*** Positive signs of stabilization in US commercial properties rents
(WSJ)
In a sign that the country's commercial real-estate market is finally turning the corner, new statistics show that office rents that have been falling throughout the economic downturn are beginning to stabilize. In the latest deal, publicly traded landlord Boston Properties Inc., run by real-estate and media mogul Mortimer Zuckerman, on Monday said it would buy Boston's tallest skyscraper, the John Hancock Tower, for $930 million. Commercial real estate, an enormous sector with some $1.4 trillion of debt coming due by the end of 2014, has been closely watched by regulators and financial companies because it could act as an anchor on the economy as it struggles to recover. The pressure on rents now seems to be easing.

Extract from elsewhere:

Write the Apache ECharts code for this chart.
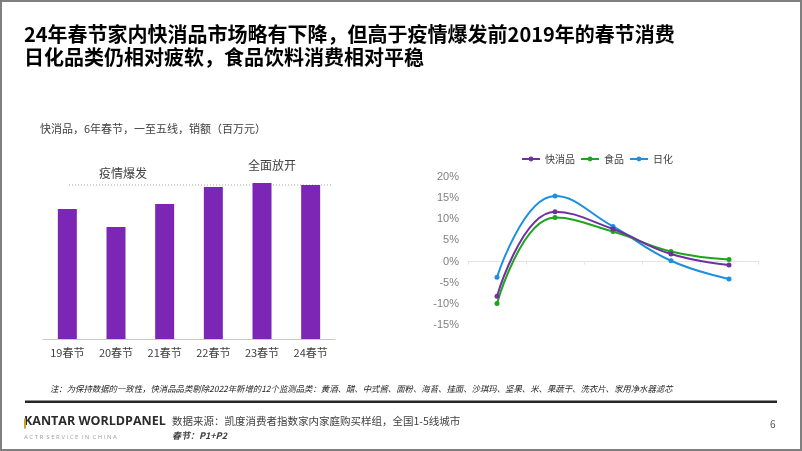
<!DOCTYPE html>
<html>
<head>
<meta charset="utf-8">
<script src="https://cdn.jsdelivr.net/npm/echarts@6/dist/echarts.min.js"></script>
<style>
html,body{margin:0;padding:0;background:#fff;}
#c{width:802px;height:451px;}
</style>
</head>
<body>
<div id="c"></div>
<script>
// ---- data ----
const barCategories = ['19春节', '20春节', '21春节', '22春节', '23春节', '24春节'];
const barValues = [130, 112, 135, 152, 156, 154];

const lineCategories = ['20春节', '21春节', '22春节', '23春节', '24春节'];
const fmcgGrowth = [-8.2, 11.8, 7.7, 1.8, -0.8];
const foodGrowth = [-9.9, 10.4, 7.1, 2.4, 0.5];
const homeCareGrowth = [-3.7, 15.5, 8.3, 0.2, -4.1];
const seriesNames = ['快消品', '食品', '日化'];
const yTicks = [-15, -10, -5, 0, 5, 10, 15, 20];

const FONT = '"Noto Sans CJK SC", "Noto Sans", sans-serif';
const chart = echarts.init(document.getElementById('c'), null, {renderer: 'canvas'});

const colors = ['#7030A0', '#1EA51E', '#1C8FDF'];

chart.setOption({
  animation: false,
  backgroundColor: '#fff',
  textStyle: {fontFamily: FONT},
  legend: {
    data: seriesNames,
    left: 516, top: 149,
    itemWidth: 18, itemHeight: 6, itemGap: 5,
    textStyle: {fontSize: 10, color: '#404040', fontFamily: FONT}
  },
  grid: [
    {left: 43, right: 467, top: 139, bottom: 112},
    {left: 468, right: 44, top: 177, bottom: 126}
  ],
  xAxis: [
    {
      gridIndex: 0, type: 'category', data: barCategories,
      axisLine: {lineStyle: {color: '#c8c8c8', width: 1}},
      axisTick: {show: false},
      axisLabel: {color: '#404040', fontSize: 11, margin: 8, fontFamily: FONT}
    },
    {
      gridIndex: 1, type: 'category', data: lineCategories,
      axisLine: {onZero: true, lineStyle: {color: '#e3e3e3', width: 1}},
      axisTick: {show: true, length: 3, lineStyle: {color: '#e3e3e3'}},
      axisLabel: {show: false}
    }
  ],
  yAxis: [
    {gridIndex: 0, type: 'value', min: 0, max: 200, show: false, splitLine: {show: false}},
    {
      gridIndex: 1, type: 'value', min: yTicks[0], max: yTicks[yTicks.length-1], interval: 5,
      axisLine: {show: false}, axisTick: {show: false}, splitLine: {show: false},
      axisLabel: {color: '#808080', fontSize: 11, margin: 9, formatter: '{value}%', fontFamily: 'Liberation Sans, Arial, sans-serif'}
    }
  ],
  series: [
    {
      type: 'bar', xAxisIndex: 0, yAxisIndex: 0, data: barValues,
      barWidth: 19, itemStyle: {color: '#7B26B5'}, legendHoverLink: false
    },
    {
      name: seriesNames[0], type: 'line', xAxisIndex: 1, yAxisIndex: 1, data: fmcgGrowth,
      smooth: 0.45, symbol: 'circle', symbolSize: 5, z: 4,
      lineStyle: {color: colors[0], width: 2}, itemStyle: {color: colors[0]}
    },
    {
      name: seriesNames[1], type: 'line', xAxisIndex: 1, yAxisIndex: 1, data: foodGrowth,
      smooth: 0.45, symbol: 'circle', symbolSize: 5, z: 3,
      lineStyle: {color: colors[1], width: 2}, itemStyle: {color: colors[1]}
    },
    {
      name: seriesNames[2], type: 'line', xAxisIndex: 1, yAxisIndex: 1, data: homeCareGrowth,
      smooth: 0.45, symbol: 'circle', symbolSize: 5, z: 2,
      lineStyle: {color: colors[2], width: 2}, itemStyle: {color: colors[2]}
    }
  ],
  graphic: [
    {type: 'rect', shape: {x: 1, y: 1, width: 800, height: 449}, style: {fill: 'none', stroke: '#7f7f7f', lineWidth: 2}, silent: true},
    {type: 'text', left: 24, top: 24, style: {text: '24年春节家内快消品市场略有下降，但高于疫情爆发前2019年的春节消费', font: 'bold 20px ' + FONT, fill: '#000'}},
    {type: 'text', left: 24, top: 47, style: {text: '日化品类仍相对疲软，食品饮料消费相对平稳', font: 'bold 20px ' + FONT, fill: '#000'}},
    {type: 'text', left: 40, top: 123, style: {text: '快消品，6年春节，一至五线，销额（百万元）', font: '11px ' + FONT, fill: '#404040'}},
    {type: 'line', shape: {x1: 69, y1: 185, x2: 333, y2: 185}, style: {stroke: '#a6a6a6', lineWidth: 1, lineDash: [1, 2]}},
    {type: 'text', x: 123, y: 173, style: {text: '疫情爆发', font: '12px ' + FONT, fill: '#404040', align: 'center', verticalAlign: 'middle'}},
    {type: 'text', x: 272, y: 165, style: {text: '全面放开', font: '12px ' + FONT, fill: '#404040', align: 'center', verticalAlign: 'middle'}},
    {type: 'text', left: 50, top: 385, style: {text: '注：为保持数据的一致性，快消品品类剔除2022年新增的12个监测品类：黄酒、醋、中式酱、面粉、海苔、挂面、沙琪玛、坚果、米、果蔬干、洗衣片、家用净水器滤芯', font: 'italic 8.4px ' + FONT, fill: '#262626'}},
    {type: 'rect', shape: {x: 25, y: 400.5, width: 752, height: 2.5}, style: {fill: '#262626'}},
    {type: 'text', left: 24, top: 415, style: {text: 'KANTAR WORLDPANEL', font: 'bold 12.5px "Open Sans", sans-serif', fill: '#2b2b2b'}},
    {type: 'rect', shape: {x: 24, y: 418.5, width: 2, height: 10}, style: {fill: '#C9A227'}},
    {type: 'text', left: 24, top: 434, style: {text: 'A C T R  S E R V I C E  I N  C H I N A', font: '6px "Open Sans", sans-serif', fill: '#a0a0a0'}},
    {type: 'text', left: 172, top: 416, style: {text: '数据来源：凯度消费者指数家内家庭购买样组，全国1-5线城市', font: '10.5px ' + FONT, fill: '#404040'}},
    {type: 'text', left: 172, top: 431, style: {text: '春节：P1+P2', font: 'italic bold 9px ' + FONT, fill: '#404040'}},
    {type: 'text', left: 770, top: 419, style: {text: '6', font: '10px ' + FONT, fill: '#595959'}}
  ]
});
</script>
</body>
</html>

Average effective rents fell by just a penny in the last three months, the smallest quarterly decline since 2008. At $22.05 per square foot per year, effective rents are 12% below the 2008 high of $25.07. In New York, for example, where rents plummeted 19% in 2009, they were up 0.2% to $43.75. In another sign that the bottom is near, the increase in the national vacancy rate in each of the past two quarters was smaller than quarterly changes throughout 2009. National office vacancy rate to 17.5%, the highest level since 1993 but unlikely to reach the 1992 high of 18.7%. Another factor in what's likely to be a slow recovery: changes in workplace design that require far fewer square feet of office space per employee.